Chris Ashling

Personal information
- Full name: Christopher Paul Ashling
- Born: 26 November 1988 (age 37) Manchester, England
- Batting: Right-handed
- Bowling: Right-arm medium-fast
- Role: Bowler

Domestic team information
- 2009–2012: Glamorgan (squad no. 32)
- First-class debut: 2 September 2009 Glamorgan v Leicestershire
- List A debut: 6 September 2009 Glamorgan v Leicestershire

Career statistics
| Competition | FC | LA | T20 |
| Matches | 6 | 8 | 4 |
| Runs scored | 58 | 11 | 6 |
| Batting average | 11.60 | 5.50 | 3.00 |
| 100s/50s | 0/0 | 0/0 | 0/0 |
| Top score | 20 | 6* | 6 |
| Balls bowled | 763 | 274 | 66 |
| Wickets | 15 | 5 | 3 |
| Bowling average | 33.26 | 60.80 | 39.33 |
| 5 wickets in innings | 0 | 0 | 0 |
| 10 wickets in match | 0 | – | – |
| Best bowling | 4/47 | 2/33 | 2/39 |
| Catches/stumpings | 0/– | 0/– | 0/– |
- Source: CricketArchive, 24 March 2013

= Chris Ashling =

English cricketer and coach

Christopher Paul Ashling (born 26 November 1988) is an English cricketer who coaches for the Cheshire Cricket Board following his release from Glamorgan. Born in Manchester, he is a right-handed batsman and bowls right-arm medium-fast.
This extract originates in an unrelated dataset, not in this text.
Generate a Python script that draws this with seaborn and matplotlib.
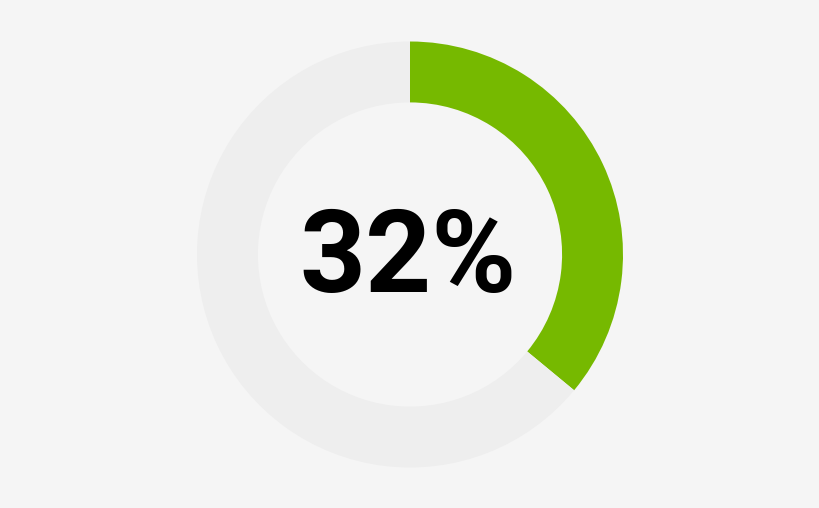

Ashling began his cricket career with Bowdon Cricket Club and began playing for their first-team in the Cheshire County Cricket League as a 15-year-old in 2004, when they won the league for the fourth time in five years. He also played for the Cheshire Under-15s side and, on 17 August 2004, he was selected to play for the Lancashire Second XI against Essex Seconds. The following year, he progressed to the Cheshire Under-17s side while continuing to play for Lancashire Seconds until 2007, when he began attending UWIC in Cardiff and joined the Glamorgan academy. He made his first appearance for the Glamorgan Second XI on 5 September 2007 against Middlesex Seconds. In 2008, he ceased playing for Bowdon and instead played his club cricket for Sudbrook Cricket Club in Monmouthshire.

Ashling made his Minor Counties Championship for Wales Minor Counties against Dorset on 26 May 2008. He played for Wales Minor Counties and Glamorgan Seconds throughout the 2008 and 2009 seasons, before making his first-class debut for Glamorgan away to Leicestershire in the County Championship on 2 September 2009; he took three wickets and scored 12 runs in a drawn match. He also made his List A debut against Leicestershire on 6 September; he took one wicket and scored six runs, but Glamorgan lost by 23 runs. He made two more Pro40 appearances in 2009, before continuing in the side in 2010.

Ashling was released by Glamorgan at the end of the 2012 season. Unable to find a new home with a first-class county, Ashling returned to his former club, Bowdon CC, and took up a coaching position with the Cheshire Cricket Board.